> REQUIREMENT: Set out every line bearing the string "this".

> DATA ENTRIES:

****

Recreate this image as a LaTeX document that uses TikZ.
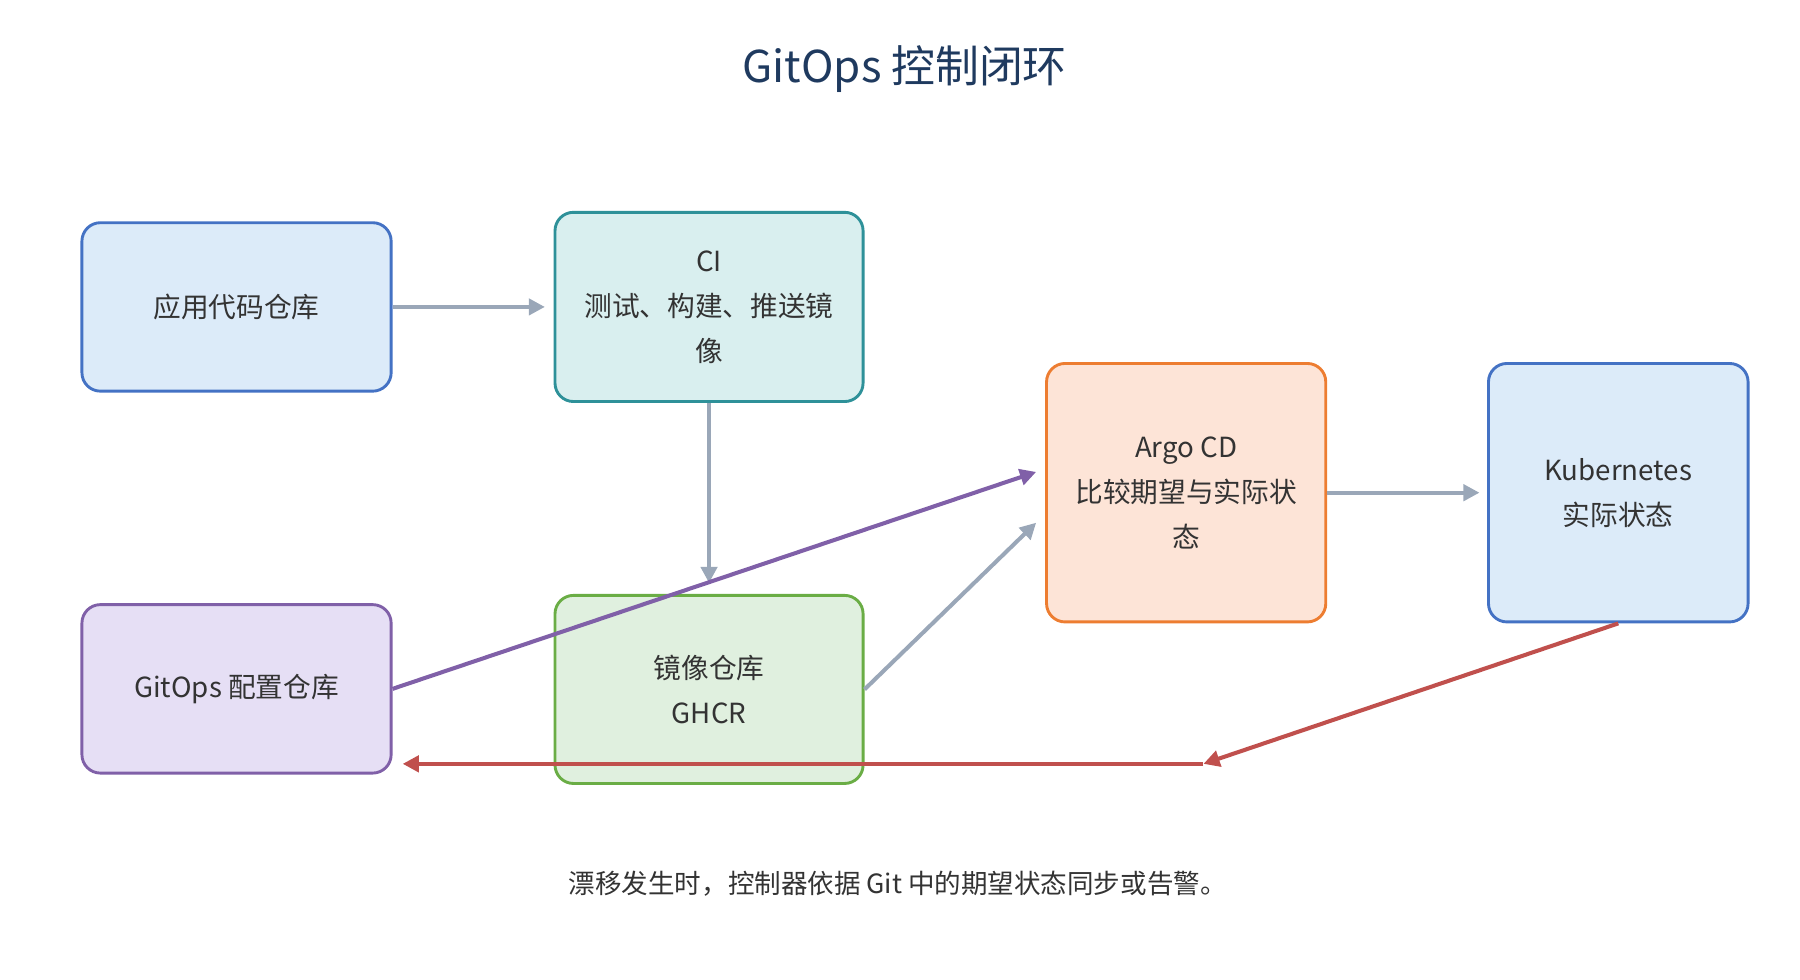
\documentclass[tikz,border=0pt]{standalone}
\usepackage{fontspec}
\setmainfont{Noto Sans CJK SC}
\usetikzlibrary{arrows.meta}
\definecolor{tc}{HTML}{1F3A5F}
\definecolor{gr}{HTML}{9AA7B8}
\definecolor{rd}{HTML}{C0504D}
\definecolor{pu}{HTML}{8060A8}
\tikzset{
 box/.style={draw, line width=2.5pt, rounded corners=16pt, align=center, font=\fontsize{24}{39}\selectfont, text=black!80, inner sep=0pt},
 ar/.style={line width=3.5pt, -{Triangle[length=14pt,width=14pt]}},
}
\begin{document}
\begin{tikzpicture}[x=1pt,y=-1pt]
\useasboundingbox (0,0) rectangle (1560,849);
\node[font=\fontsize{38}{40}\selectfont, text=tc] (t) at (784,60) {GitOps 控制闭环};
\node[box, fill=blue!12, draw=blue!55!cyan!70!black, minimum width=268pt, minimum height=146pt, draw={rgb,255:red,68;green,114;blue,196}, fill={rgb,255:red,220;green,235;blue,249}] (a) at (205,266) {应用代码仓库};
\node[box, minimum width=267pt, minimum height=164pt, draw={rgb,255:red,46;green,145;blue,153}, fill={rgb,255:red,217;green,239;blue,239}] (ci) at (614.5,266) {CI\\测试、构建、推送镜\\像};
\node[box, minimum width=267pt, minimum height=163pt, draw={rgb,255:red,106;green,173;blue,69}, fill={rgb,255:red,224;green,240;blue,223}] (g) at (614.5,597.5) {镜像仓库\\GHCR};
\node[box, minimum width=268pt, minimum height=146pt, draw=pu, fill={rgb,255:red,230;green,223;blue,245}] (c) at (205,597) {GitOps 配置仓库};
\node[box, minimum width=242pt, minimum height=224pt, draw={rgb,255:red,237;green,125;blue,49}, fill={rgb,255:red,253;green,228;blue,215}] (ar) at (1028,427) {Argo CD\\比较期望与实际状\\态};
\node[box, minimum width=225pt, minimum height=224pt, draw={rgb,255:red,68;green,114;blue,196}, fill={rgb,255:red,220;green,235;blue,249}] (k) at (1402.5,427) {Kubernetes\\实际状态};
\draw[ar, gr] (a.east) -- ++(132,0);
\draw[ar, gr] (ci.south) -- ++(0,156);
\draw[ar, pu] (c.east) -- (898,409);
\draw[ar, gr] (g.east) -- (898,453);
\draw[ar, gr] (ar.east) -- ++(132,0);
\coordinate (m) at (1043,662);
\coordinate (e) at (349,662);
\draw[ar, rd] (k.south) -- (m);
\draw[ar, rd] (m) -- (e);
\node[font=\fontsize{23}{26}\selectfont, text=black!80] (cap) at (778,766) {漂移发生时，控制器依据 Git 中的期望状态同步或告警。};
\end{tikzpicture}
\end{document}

****

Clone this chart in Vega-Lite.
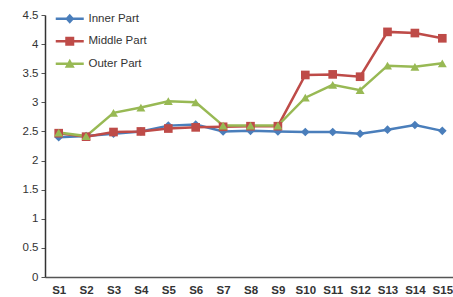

****

> WRITTEN ANSWER:
Recreate this image as a LaTeX document that uses TikZ.
Clone this chart in Vega-Lite.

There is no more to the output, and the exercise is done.